しかし、そうしたスタンスでは介護職は介護の視点だけで捉えたケアを医療職は医療の視点だけで捉えたケアを行っているに過ぎないことになる。
認知症ケアは継続的アセスメントに基づく適切な食事内容の確保や服薬の確認、排泄時の清潔保持、心身の状況の変化の確認など見守りから支援、援助までをシームレスに対応することが不可欠となるため、キョウメーションケアでは図のように介護職と医療職が一体となり利用者ニーズに応じたアプローチを行うことを基本としている。
だからこそ介護・医療の専門職は専門的倫理として「互いを認める」という人権尊重の立場を取ることが大変重要になってくる。
このように利用者ニーズに応じて必要なチームが形成され、その時々に求められる介護や医療のサービスを提供することを専門職連携業務IPW(Interprofessional Work)と呼んでいる。
IPWで認知症ケアを行えば自立した生活が難しくなる問題や課題の解消が図れ、焦燥、妄想、不安、徘徊などの行動・心理症状BPSDが起こる要因を分析することも可能になる。
もちろん「ただ連携しましょう!」と言うだけで可能になるものではないことも十分承知している。

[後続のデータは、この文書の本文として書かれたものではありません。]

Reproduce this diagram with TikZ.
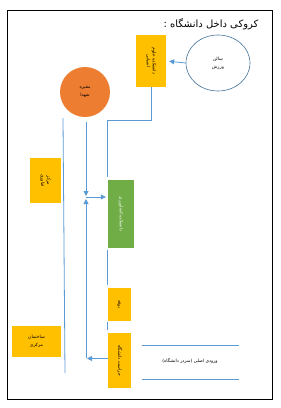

介護のケア現場は24時間365日の体制で停止することなく動いているわけで介護現場の職員は必然的にチームを組んで仕事をせざるを得ない状況なのだ。
それだけでなく任されたシフトの中では、どの職員も「同じ質のケア」を提供しなくてはならないわけでもある。
以前の認知症ケアでは1人の人物の指示によりチームの中で与えられた役割を果たすことに重点が置かれていた。そのため自分の役割に限定して、それぞれが独立して仕事を行うため情報の共有は難しくヒエラルキー(階層構造)により連絡はスムーズにできるが専門職としての知識・技術を求められるものの職種間の連携は弱く利用者ニーズに応じたケアを均一的に行うことは難しかった。
そこで、キョウメーションケアでは各専門職が協働・連携してチームの中で果たすべき役割を担いながら目的・目標を共有できるように計画作成、計画実行、行動・介入に対する反応、結果評価、計画見直し、情報収集、情報分析というケアのPDCAサイクルを日常的に循環させながら認知症と向き合っていくというケアの実践を行った。
キョウメーションケアの最終目標は、認知症高齢者が豊かな生活を送ることにある。その目標達成に欠かせない自立支援からアプローチすることを基本に据えている。
そのためには、まず既存情報に基づき暫定プランを作成し支援を開始する。その後、介護と医療の両側面からIPWによりアセスメントを行い、その結果を集約して本格的な自立支援のための認知症ケアのプランが立案され実践されるのである。